Automating Password Checkouts with Python

Security tools like password managers suck.  Now don't get me wrong, from a security perspective, they are a really good.  They do what is needed of them.  You can set up generic accounts in a password checkout system (such as adventnet, or powerkeeper) and then track usage of those generic accounts.  You can use these systems to manage password so that you don't have to worry about password reuse, or silly things like password ageing.

The problem with some of these tools is that they make the process so onerous.  The system that is used at my company takes at least 10 click (along with mouse movements, etc) to get a password out.  No wonder nobody likes using it.  Having done a fair bit of web programming / design myself, I am just simply baffled by how unusable some products are.

I decided today to spend some more time learning about python.  As usual, I looked for a problem that I could solve.. and this happened to make the top of the list.

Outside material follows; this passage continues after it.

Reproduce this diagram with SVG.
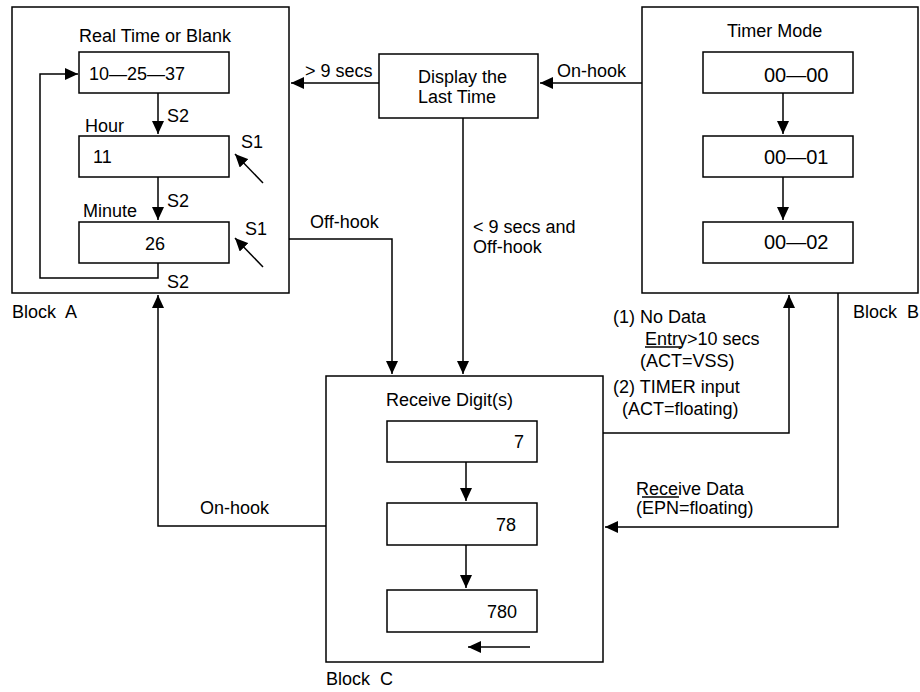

I'm not going to post my full code, but rather, I'm going to go through some of the things I looked at while building this.

1)  Handel SIGINT
The first thing I wanted to take care of was if someone tried to terminate my program before it was finished.  I wanted to intercept this and handle it by clearing the terminal window.

In python this can be handled by the signal library.  You can find all you need to know at this link.

2)  Password Input
I didn't want the password to be added via the command line, but rather by input directly into the python program.  The raw_input command works well, but it echos the input back to the screen.  You probably don't want that in case the session is being logged.  It turns out that there is getpass library that can be used for these situations.  Take a look at this answer.

3)  Username to the system and username being requested should be imputed on the command line.

It turns out that argparse works perfectly for this type of situation.  You just need to set the required = True setting on a parsed argument.

4) HTTP Interaction
This password manager operations from a website with basic authentication and cookies.  Originally, I started using the base urllib and urllib2 libraries, but then found the httplib2 library.  It was just much cleaner (imho) to use this than the base libraries.

5) HTML Parsing
There is no formal integration with the password manager, so I have to resort to pulling information out of html files to figure out what is going on.  I relied heavily on the live https headers plugin with firefox to determine exactly what was being sent up to the server.  As for the HTML parsing / searching in python, I found Beautiful Soup to be beautiful indeed.  Worked perfectly and provided enough options for me to parse through the results and get the data I needed to any requests.

That about sums it up.  I'm really starting to like the python language!